The IISD estimates, conservatively, that the “overall ecosystem service value provided by the Pimachiowin Aki area is between C$121 and C$130 million per year. This valuation demonstrates a new way of thinking about the environment (we used to assign no value to it) and helps us understand the position of US lobby groups like Fresh Energy:
Fresh Energy claims that Manitoba Hydro is able to sell power to Excel Energy at a low rate because the external environmental and socio-economic costs are not included (emphasis added) (CMC Consultants Inc. 2007, 24).
For better or worse, US environmental lobby groups have the potential to bring this new attitude to bear on hydro development in Manitoba:
Fresh Energy and [Minnesotans for Energy Efficient Economy] ME3 appear to have a strong presence in Minnesota, and will continue to attempt to negatively influence purchases of Manitoba hydro-electric power. A lengthy dispute with First Nations over the selection of a route for the Bipole III line will likely add ‘fuel to the fire’ regarding opposition to the purchase of power from Manitoba. (CMC Consultants Inc. 2007, 24).
These groups have influenced legislation in Minnesota, requiring that Manitoba Hydro report annually on those First Nations included in the Northern Flood Agreement3. The legislation was repealed, but only after intense lobbying from the Manitoba government. Wisconsin also came close to making legislative amendments that would have allowed that state to count Manitoba Hydro imports as renewable only if the concerns of First Nations were seen to have been dealt with. Concerns would include those related to new and past Manitoba Hydro development.
Many west-side critics are quick to praise globalization and free-market principles that transcend borders as long as it causes GDP to grow, but when environmental protection is raised, they resent the meddling of foreigners. But these foreigners are compelled by a sea change in attitude that has to transcend borders because environmental problems are universal.
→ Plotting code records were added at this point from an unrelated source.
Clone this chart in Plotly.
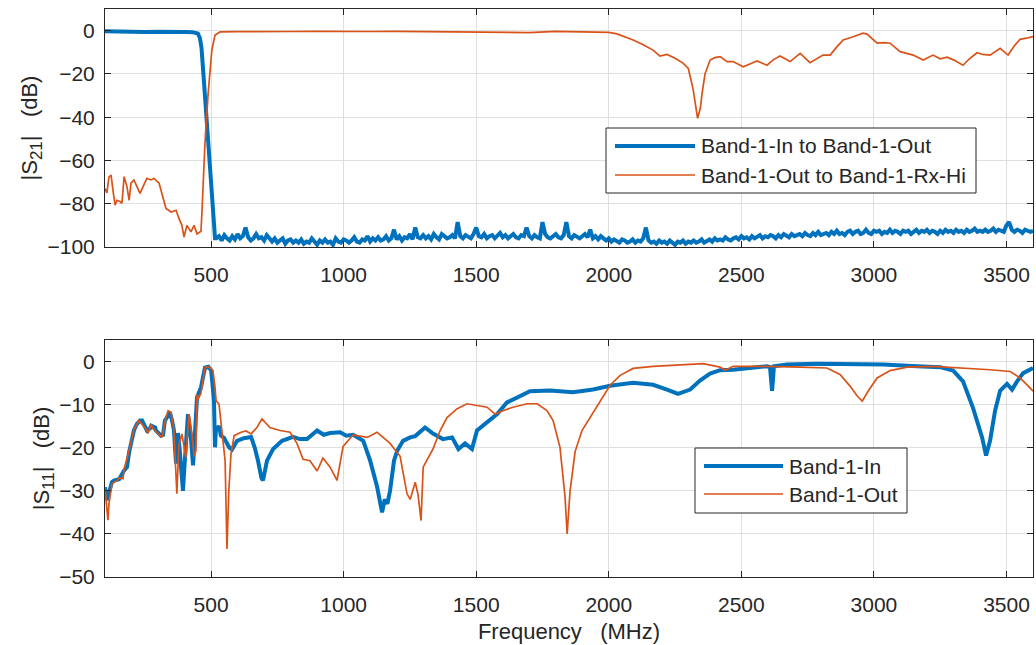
import numpy as np
import plotly.graph_objects as go

# ---------------------------------------------------------------- styling
BLUE = "#0072BD"
ORANGE = "#D95319"
INK = "#262626"
GRID = "#dfdfdf"
FONT = "Liberation Sans, Arial, Helvetica, sans-serif"
TICK_SIZE = 21
LABEL_SIZE = 22
LEGEND_SIZE = 21

W, H = 1036, 645
ML, MR, MT, MB = 105, 3, 9, 68

FREQ_RANGE = [100, 3600]
FREQ_TICKS = [500, 1000, 1500, 2000, 2500, 3000, 3500]
S21_TICKS = [0, -20, -40, -60, -80, -100]
S11_TICKS = [0, -10, -20, -30, -40, -50]

# ---------------------------------------------------------------- |S21| data
# Band-1-In to Band-1-Out: passband and roll-off (MHz, dB)
s21_in_f_edge = [100, 150, 200, 250, 300, 350, 400, 430, 440, 450, 458, 464,
                 470, 477, 485, 496, 503, 508, 515]
s21_in_db_edge = [-0.3, -0.5, -0.4, -0.6, -0.5, -0.4, -0.6, -0.7, -0.8, -1.3,
                  -3.4, -8.0, -18.0, -31.0, -44.5, -67.6, -80.0, -90.0, -96.0]

# Band-1-In to Band-1-Out: stopband sweep, 10 MHz steps from 520 MHz
s21_in_stop_start = 520
s21_in_stop_step = 10
s21_in_db_stop = [
    -96, -95, -97, -94.5, -96, -97, -95, -96.5, -94, -96,
    -95, -91, -95.5, -97, -96, -94, -96, -95.5, -97, -94.5,
    -96, -97.5, -96, -98, -97, -96, -98.5, -97, -96.5, -98,
    -97, -98, -96.5, -98.5, -97.5, -98, -96, -97.5, -99, -97,
    -98, -96.5, -98, -97.5, -99, -96, -97.5, -98, -96.5, -97,
    -98, -97, -95.5, -97.5, -98, -96.5, -97, -95, -97.5, -96,
    -97, -95.5, -97, -96.5, -95, -97, -96, -92, -96.5, -95,
    -97, -95.5, -96, -94, -96.5, -91, -95.5, -96, -94.5, -96,
    -95, -96.5, -94, -95.5, -96.5, -94, -95, -96, -95.5, -94.5,
    -96, -88.5, -95, -96, -94.5, -95.5, -96, -94, -91, -95,
    -95.5, -94, -96, -95, -94.5, -96, -95, -93.5, -95.5, -94.5,
    -96, -95, -94, -95.5, -96, -94.5, -95, -91, -95, -96,
    -94.5, -95.5, -96, -88.5, -94, -95.5, -96, -95, -94, -95.5,
    -96, -94.5, -88.5, -95, -96, -94.5, -95.5, -96, -95, -94,
    -95.5, -92, -96, -95, -96.5, -95, -96, -97, -96, -97.5,
    -96.5, -97.5, -98, -96.5, -97, -98, -97.5, -96.5, -98, -97,
    -97.5, -96, -91, -97, -98, -97.5, -98.5, -97, -98, -97.5,
    -98.5, -97, -98, -99, -97.5, -98, -97, -98.5, -97.5, -98,
    -97, -98, -97.5, -96.5, -98, -97, -96.5, -97.5, -96, -97,
    -96.5, -97, -95.5, -96.5, -97, -96, -95.5, -96.5, -95, -96,
    -95.5, -96.5, -95, -96, -95.5, -94.5, -96, -95, -95.5, -94.5,
    -95, -96, -94.5, -95.5, -94, -95, -95.5, -94, -95, -94.5,
    -94, -95, -93.5, -94.5, -95, -93.5, -94.5, -93, -94.5, -94,
    -93.5, -94.5, -93, -94, -92.5, -94, -93.5, -94.5, -93, -92.5,
    -94, -93, -92.5, -94, -93.5, -92, -93.5, -94, -92.5, -93,
    -92.5, -94, -93, -93.5, -92, -93.5, -92.5, -93, -94, -92.5,
    -93, -92.5, -94, -93, -92, -93.5, -92.5, -93, -92, -93.5,
    -92.5, -93, -94, -92.5, -93.5, -92, -93, -92.5, -93.5, -92,
    -93, -92.5, -93.5, -92, -93, -92.5, -91.5, -93, -92.5, -93,
    -92, -93, -92.5, -91.5, -93, -92, -92.5, -93, -90, -88.5,
    -92, -93, -92, -92.5, -93.5, -92, -92.5, -93, -92.5,
]

# Band-1-Out to Band-1-Rx-Hi (MHz, dB)
s21_out_f = [100, 107, 115, 123, 130, 138, 145, 157, 164, 172, 183, 191, 198,
             209, 221, 232, 243, 258, 274, 285, 304, 315, 330, 349, 368, 379,
             390, 398, 409, 424, 436, 447, 462, 466, 477, 489, 503, 515, 534,
             600, 700, 800, 900, 1000, 1100, 1200, 1300, 1400, 1500, 1600,
             1700, 1800, 1900, 1967, 2000, 2031, 2060, 2092, 2130, 2167, 2193,
             2220, 2250, 2280, 2300, 2318, 2335, 2345, 2352, 2363, 2382, 2400,
             2420, 2446, 2469, 2507, 2530, 2559, 2597, 2620, 2646, 2684, 2722,
             2759, 2808, 2835, 2860, 2884, 2922, 2959, 2974, 3012, 3040, 3061,
             3099, 3148, 3186, 3223, 3250, 3276, 3300, 3336, 3360, 3389, 3410,
             3438, 3476, 3506, 3530, 3551, 3575, 3600]
s21_out_db = [-73, -75, -67.7, -66.8, -73.8, -80.7, -78.4, -79, -79.8, -67.5,
              -72.2, -78.4, -70.5, -69, -72.2, -75.2, -72.2, -68.3, -69, -68.3,
              -70.5, -75.2, -82.2, -83.8, -83, -86.8, -90, -95.4, -90, -93,
              -90, -94, -92.7, -83, -52, -29, -9, -2, -0.6,
              -0.5, -0.3, -0.4, -0.3, -0.5, -0.4, -0.3, -0.4, -0.5, -0.6, -0.5,
              -0.9, -0.3, -0.4, -0.6, -0.8, -1.5, -2.8, -4.3, -6.5, -9, -11.8,
              -11, -12.8, -15, -17.5, -27, -40.5, -36, -29, -20, -13.6, -12.5,
              -12, -14.3, -14.3, -16.7, -15.5, -14, -16, -13.5, -11.7, -14.3,
              -10.5, -14.8, -11.3, -11.3, -7.5, -4.3, -2.8, -1.2, -1.6, -5.8,
              -5.5, -5.8, -9.7, -11.3, -13.6, -11.3, -13, -12.3, -13.5, -16,
              -13, -10.2, -11, -11.3, -8.2, -11.3, -7, -4, -3.5, -2.8]

# ---------------------------------------------------------------- |S11| data
s11_in_f = [100, 107, 115, 126, 134, 153, 172, 183, 191, 200, 209, 220, 232,
            240, 251, 258, 270, 274, 289, 292, 311, 319, 326, 345, 353, 360,
            368, 375, 381, 387, 394, 400, 405, 413, 424, 432, 440, 447, 462,
            470, 477, 490, 500, 505, 511, 515, 519, 522, 530, 537, 549, 568,
            579, 598, 624, 651, 665, 677, 690, 696, 705, 711, 734, 768, 809,
            835, 862, 880, 900, 925, 949, 987, 1010, 1036, 1074, 1100, 1126,
            1145, 1155, 1165, 1175, 1190, 1202, 1224, 1251, 1270, 1307, 1337,
            1375, 1409, 1433, 1458, 1484, 1503, 1541, 1579, 1616, 1665, 1703,
            1778, 1865, 1941, 2005, 2092, 2167, 2220, 2261, 2307, 2344, 2382,
            2420, 2469, 2533, 2597, 2608, 2616, 2623, 2672, 2786, 2910, 3035,
            3163, 3250, 3299, 3336, 3374, 3408, 3423, 3438, 3457, 3476, 3502,
            3521, 3540, 3563, 3600]
s11_in_db = [-29.2, -32.2, -30.5, -28, -27.6, -27.3, -25.3, -24.5, -21, -18,
             -16, -14.5, -13.7, -13.7, -14.9, -16, -15.5, -14.9, -15.3, -16,
             -17.2, -17, -13.7, -11.8, -13.7, -16, -23.7, -16.6, -20, -25, -30,
             -24, -19.3, -12.2, -17.7, -24.1, -16, -8.3, -6, -3, -1.4, -1.2,
             -2, -5, -9.1, -19.9, -15, -16, -14.9, -17.2, -17.7, -19.9, -20.4,
             -18.4, -17.8, -17.5, -20, -23, -27, -27.6, -25, -23, -20.3, -18.4,
             -17.5, -18, -18, -17, -16, -17, -16.6, -16.4, -17.2, -17, -18.4,
             -23, -29, -35, -32, -33, -30, -23, -20.7, -18.4, -17.6, -17.3,
             -15.3, -16.7, -18, -17.6, -20.3, -19, -20.3, -16, -14.1, -12.2,
             -9.5, -8, -6.9, -6.7, -7.1, -6.5, -5.6, -4.9, -5.4, -6.5, -7.5,
             -6.5, -4.4, -2.8, -2, -1.9, -1.5, -1.1, -1.3, -6.8, -1.1, -0.7,
             -0.5, -0.5, -0.7, -1.1, -1.3, -2.1, -4.6, -10.8, -17.6, -21.8,
             -18.4, -11.4, -6.8, -5.2, -6.5, -4.6, -2.7, -1.5]

s11_out_f = [100, 107, 111, 115, 126, 145, 153, 168, 172, 191, 209, 228, 232,
             258, 262, 274, 281, 304, 315, 330, 338, 349, 360, 371, 379, 390,
             398, 405, 417, 428, 436, 443, 447, 451, 462, 470, 477, 490, 507,
             515, 519, 530, 541, 553, 560, 567, 575, 587, 613, 632, 651, 673,
             692, 722, 760, 798, 824, 847, 873, 900, 922, 949, 975, 998, 1036,
             1089, 1126, 1175, 1213, 1239, 1251, 1270, 1281, 1292, 1300, 1318,
             1337, 1364, 1390, 1427, 1465, 1503, 1541, 1571, 1601, 1639, 1692,
             1730, 1767, 1790, 1816, 1835, 1843, 1854, 1873, 1899, 1929, 1967,
             2005, 2043, 2092, 2167, 2280, 2356, 2420, 2439, 2469, 2597, 2722,
             2823, 2872, 2910, 2937, 2956, 2978, 3012, 3061, 3125, 3223, 3351,
             3438, 3514, 3551, 3589, 3600]
s11_out_db = [-29.2, -33.8, -36.8, -33, -28.4, -27.6, -27, -27.2, -25, -20.6,
              -15.8, -13.7, -14, -16, -16.7, -14.6, -15.6, -16.8, -17.6, -13,
              -11.4, -11.8, -16, -30.7, -19.3, -16.8, -20, -22.3, -12.2, -16.8,
              -22, -20.6, -7.6, -8.8, -7.3, -4, -1.4, -1.2, -2, -6, -9.1, -9.9,
              -16, -23, -43.5, -30, -21.6, -17.2, -16.4, -16.1, -16.8, -15.3,
              -13.3, -15.3, -16, -16.4, -19, -22.7, -23, -25.4, -22.4, -24.5,
              -27.6, -19.7, -17, -17.6, -16.4, -19, -22, -30.7, -32, -28, -31,
              -36.9, -24.5, -22.6, -20.3, -16, -13, -11, -9.8, -10.2, -10.6,
              -12.2, -11.4, -10.6, -9.8, -9.8, -11.4, -13.7, -19.9, -31.4, -40,
              -30, -20.9, -16, -13, -9, -5.5, -3.2, -1.6, -1.1, -0.7, -0.5,
              -1.3, -2, -1.1, -1.1, -1.3, -1.5, -3, -5.7, -8, -9.2, -6.9, -3.8,
              -2.1, -1.3, -1.1, -1.5, -1.9, -2.3, -3.8, -6.1, -6.9]

# ---------------------------------------------------------------- traces
s21_in_f = s21_in_f_edge + [s21_in_stop_start + s21_in_stop_step * i
                            for i in range(len(s21_in_db_stop))]
s21_in_db = s21_in_db_edge + s21_in_db_stop

fig = go.Figure()
fig.add_trace(go.Scatter(x=s21_in_f, y=s21_in_db, mode="lines",
                         line=dict(color=BLUE, width=4),
                         name="Band-1-In to Band-1-Out",
                         xaxis="x", yaxis="y", showlegend=False))
fig.add_trace(go.Scatter(x=s21_out_f, y=s21_out_db, mode="lines",
                         line=dict(color=ORANGE, width=1.7),
                         name="Band-1-Out to Band-1-Rx-Hi",
                         xaxis="x", yaxis="y", showlegend=False))
fig.add_trace(go.Scatter(x=s11_in_f, y=s11_in_db, mode="lines",
                         line=dict(color=BLUE, width=4), name="Band-1-In",
                         xaxis="x2", yaxis="y2", showlegend=False))
fig.add_trace(go.Scatter(x=s11_out_f, y=s11_out_db, mode="lines",
                         line=dict(color=ORANGE, width=1.7), name="Band-1-Out",
                         xaxis="x2", yaxis="y2", showlegend=False))

# ---------------------------------------------------------------- axes
PW = W - ML - MR
PH = H - MT - MB


def px(x):
    return (x - ML) / PW


def py(y):
    return (H - MB - y) / PH


axis_common = dict(
    showgrid=True, gridcolor=GRID, gridwidth=1, zeroline=False,
    showline=True, linecolor=INK, linewidth=1, mirror="ticks",
    ticks="inside", ticklen=6, tickcolor=INK, tickwidth=1,
    tickfont=dict(family=FONT, size=TICK_SIZE, color=INK),
)

SUB = "<sub><span style='font-size:17px'>{}</span></sub>"

fig.update_layout(
    width=W, height=H,
    margin=dict(l=ML, r=MR, t=MT, b=MB, pad=0),
    paper_bgcolor="white", plot_bgcolor="white",
    font=dict(family=FONT, color=INK),
    xaxis=dict(axis_common, domain=[0, 1], anchor="y", range=FREQ_RANGE,
               tickvals=FREQ_TICKS, ticklabelstandoff=9),
    yaxis=dict(axis_common, domain=[py(247), 1], anchor="x",
               range=[-100, 10], tickvals=S21_TICKS, ticklabelstandoff=5,
               title=dict(text="|S" + SUB.format("21") + "|   (dB)",
                          standoff=3,
                          font=dict(family=FONT, size=LABEL_SIZE, color=INK))),
    xaxis2=dict(axis_common, domain=[0, 1], anchor="y2", range=FREQ_RANGE,
                tickvals=FREQ_TICKS, ticklabelstandoff=9,
                title=dict(text="Frequency   (MHz)", standoff=8,
                           font=dict(family=FONT, size=LABEL_SIZE, color=INK))),
    yaxis2=dict(axis_common, domain=[0, py(340)], anchor="x2",
                range=[-50, 5], tickvals=S11_TICKS, ticklabelstandoff=5,
                title=dict(text="|S" + SUB.format("11") + "|   (dB)",
                           standoff=3,
                           font=dict(family=FONT, size=LABEL_SIZE, color=INK))),
)

# ---------------------------------------------------------------- legends
def legend_box(x0, x1, y0, y1, rows, sample_x0, sample_x1, text_x):
    shapes = [dict(type="rect", xref="paper", yref="paper",
                   x0=px(x0), x1=px(x1), y0=py(y1), y1=py(y0),
                   line=dict(color=INK, width=1), fillcolor="white",
                   layer="above")]
    notes = []
    for y, color, width, label in rows:
        shapes.append(dict(type="line", xref="paper", yref="paper",
                           x0=px(sample_x0), x1=px(sample_x1),
                           y0=py(y), y1=py(y),
                           line=dict(color=color, width=width),
                           layer="above"))
        notes.append(dict(xref="paper", yref="paper", x=px(text_x), y=py(y),
                          xanchor="left", yanchor="middle", showarrow=False,
                          text=label,
                          font=dict(family=FONT, size=LEGEND_SIZE, color=INK)))
    return shapes, notes


sh1, an1 = legend_box(606, 976, 128, 193,
                      [(146, BLUE, 4, "Band-1-In to Band-1-Out"),
                       (175, ORANGE, 1.7, "Band-1-Out to Band-1-Rx-Hi")],
                      615, 695, 699)
sh2, an2 = legend_box(695, 907, 448, 513,
                      [(466, BLUE, 4, "Band-1-In"),
                       (494, ORANGE, 1.7, "Band-1-Out")],
                      704, 783, 787)
fig.update_layout(shapes=sh1 + sh2, annotations=an1 + an2)

fig.write_html("out.html")
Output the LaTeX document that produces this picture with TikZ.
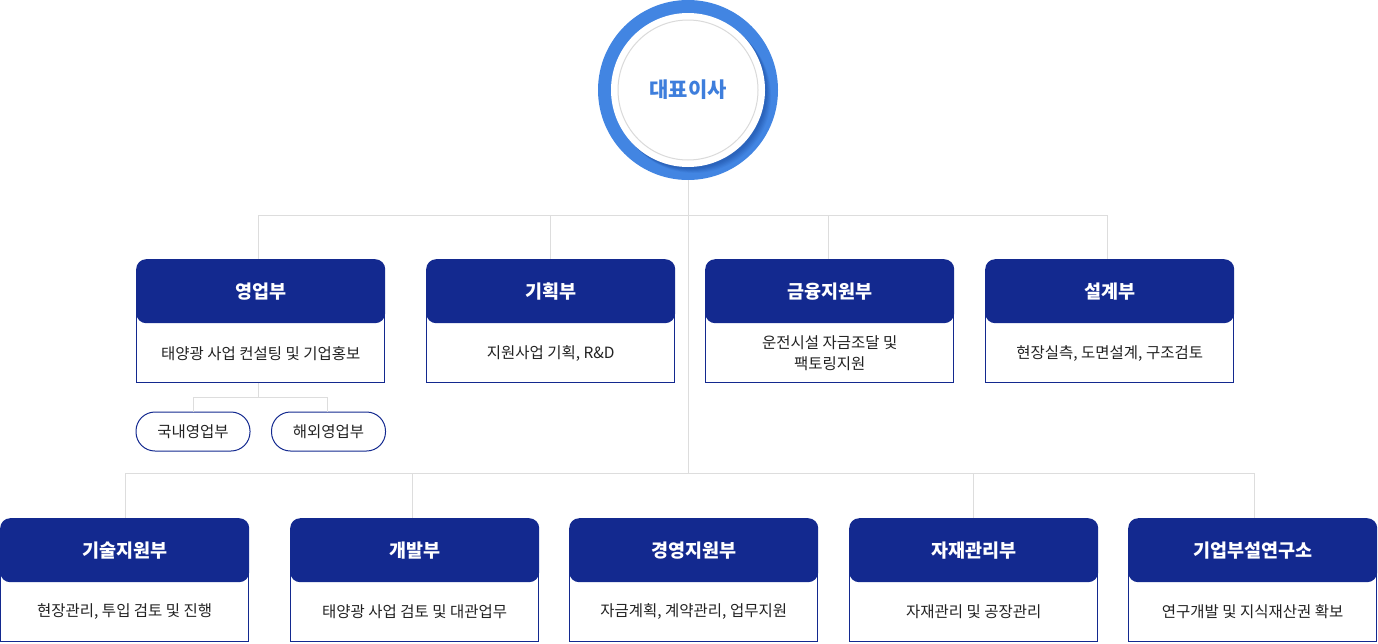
\documentclass[tikz,border=0pt]{standalone}
\usepackage{fontspec}
\usetikzlibrary{calc}
\setmainfont{Noto Sans CJK KR}
\definecolor{navy}{RGB}{19,41,143}
\definecolor{ringblue}{RGB}{66,133,226}
\definecolor{shadowblue}{RGB}{36,88,175}
\definecolor{ceotext}{RGB}{62,126,220}
\definecolor{linegray}{RGB}{221,221,221}
\definecolor{circgray}{RGB}{218,218,218}
\definecolor{bodytext}{RGB}{34,34,34}
\tikzset{
  conn/.style={draw=linegray, line width=1pt},
  deptbox/.style={rectangle, inner sep=0pt, minimum width=249pt, minimum height=124pt, anchor=north west},
  dhead/.style={rectangle, rounded corners=10pt, fill=navy, text=white, font=\bfseries\fontsize{18.5}{22}\selectfont, inner sep=0pt, minimum width=249pt, minimum height=64pt, anchor=north west},
  dbody/.style={text=bodytext, font=\fontsize{15.5}{21}\selectfont, align=center, inner sep=0pt},
  outline/.style={draw=navy, line width=1pt},
  pill/.style={rectangle, rounded corners=19pt, draw=navy, line width=1pt, minimum width=114pt, minimum height=39pt, inner sep=0pt, text=bodytext, font=\fontsize{15.5}{17}\selectfont},
}
\begin{document}
\begin{tikzpicture}[x=1pt,y=-1pt]
\useasboundingbox (0,0) rectangle (1378,643);
% --- coordinates for the tree
\coordinate (t1) at (258,215);
\coordinate (t2) at (550,215);
\coordinate (t3) at (828,215);
\coordinate (t4) at (1107,215);
\coordinate (bot) at (688,473);
\coordinate (u1) at (125,473);
\coordinate (u2) at (412,473);
\coordinate (u4) at (973,473);
\coordinate (u5) at (1254,473);
\coordinate (s0) at (258,397);
\coordinate (s1) at (193,397);
\coordinate (s2) at (327,397);

% --- CEO circle
\node[circle, minimum size=180pt, inner sep=0pt] (ceo) at (688,90) {};
\fill[ringblue] (ceo.center) circle (90pt);
\foreach \o/\a in {6/0.12,5/0.16,4/0.2,3/0.25,2/0.3} {
  \fill[shadowblue, opacity=\a] ($(ceo.center)+(\o,\o)$) circle (77pt);
}
\fill[white] (ceo.center) circle (77pt);
\draw[circgray, line width=1pt] (ceo.center) circle (70pt);
\node[text=ceotext, font=\bfseries\fontsize{21}{24}\selectfont] at (ceo.center) {대표이사};

% --- boxes
\foreach \n/\x in {b1/136, b2/426, b3/705, b4/985} {
  \node[deptbox] (\n) at (\x,259) {};
}
\foreach \n/\x in {c1/0, c2/290, c3/569, c4/849, c5/1128} {
  \node[deptbox] (\n) at (\x,518) {};
}

% connectors
\draw[conn] (ceo.south) -- (bot);
\draw[conn] (t1) -- (t4);
\draw[conn] (t1) -- (t1 |- b1.north);
\draw[conn] (t2) -- (t2 |- b2.north);
\draw[conn] (t3) -- (t3 |- b3.north);
\draw[conn] (t4) -- (t4 |- b4.north);
\draw[conn] (u1) -- (u5);
\draw[conn] (u1) -- (u1 |- c1.north);
\draw[conn] (u2) -- (u2 |- c2.north);
\draw[conn] (u4) -- (u4 |- c4.north);
\draw[conn] (u5) -- (u5 |- c5.north);
\draw[conn] (s0 |- b1.south) -- (s0);
\draw[conn] (s1) -- (s2);

% pills
\node[pill] (p1) at (193,431.5) {국내영업부};
\node[pill] (p2) at (328.5,431.5) {해외영업부};
\draw[conn] (s1) -- (s1 |- p1.north);
\draw[conn] (s2) -- (s2 |- p2.north);

% box outlines and headers
\foreach \n/\t in {b1/영업부, b2/기획부, b3/금융지원부, b4/설계부, c1/기술지원부, c2/개발부, c3/경영지원부, c4/자재관리부, c5/기업부설연구소} {
  \node[dhead] (\n h) at (\n.north west) {\t};
  \draw[outline] ([xshift=0.5pt]\n h.west) -- ([xshift=0.5pt,yshift=0.5pt]\n.south west) -- ([xshift=-0.5pt,yshift=0.5pt]\n.south east) -- ([xshift=-0.5pt]\n h.east);
}

% body texts
\node[dbody] (b1t) at ($(b1.south)+(0,-30)$) {태양광 사업 컨설팅 및 기업홍보};
\node[dbody] (b2t) at ($(b2.south)+(0,-30)$) {지원사업 기획, R\&D};
\node[dbody] (b3t) at ($(b3.south)+(0,-30)$) {운전시설 자금조달 및\\팩토링지원};
\node[dbody] (b4t) at ($(b4.south)+(0,-30)$) {현장실측, 도면설계, 구조검토};
\node[dbody] (c1t) at ($(c1.south)+(0,-31)$) {현장관리, 투입 검토 및 진행};
\node[dbody] (c2t) at ($(c2.south)+(0,-31)$) {태양광 사업 검토 및 대관업무};
\node[dbody] (c3t) at ($(c3.south)+(0,-31)$) {자금계획, 계약관리, 업무지원};
\node[dbody] (c4t) at ($(c4.south)+(0,-31)$) {자재관리 및 공장관리};
\node[dbody] (c5t) at ($(c5.south)+(0,-31)$) {연구개발 및 지식재산권 확보};
\end{tikzpicture}
\end{document}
Outstanding Universal Value/Pimachiowin Aki
Pimachiowin Aki means “the land that gives life” in Ojibwe. It is the name of a non-profit corporation that submitted an application to have the area with the same name recognized as a World Heritage Site4 (see map over). To obtain the designation, its “outstanding universal value” must be shown. The World Conservation Union defines outstanding universal value as:
. . . cultural and/or natural significance which is so exceptional as to transcend national boundaries and to be of common importance for present and future generations of all humanity. As such, the permanent protection of this heritage is of the highest importance to the international community as a whole.
The natural significance in the area has been noted by several national and international environmental groups, including the powerful American lobby group, Natural Resource Defense Council (NRDC)5. Cultural, recreational and spiritual values, although difficult to ascertain, must also be considered. The IISD report acknowledges that spiritual and cultural heritage is of infinite value to the Ainishinabe. Obtaining the World Heritage Site designation will help Pimachiowin Aki proceed with their plans for economic development and job creation in eco-tourism. Such development fits within the criteria of permissible management plans concerning cultural and natural heritage.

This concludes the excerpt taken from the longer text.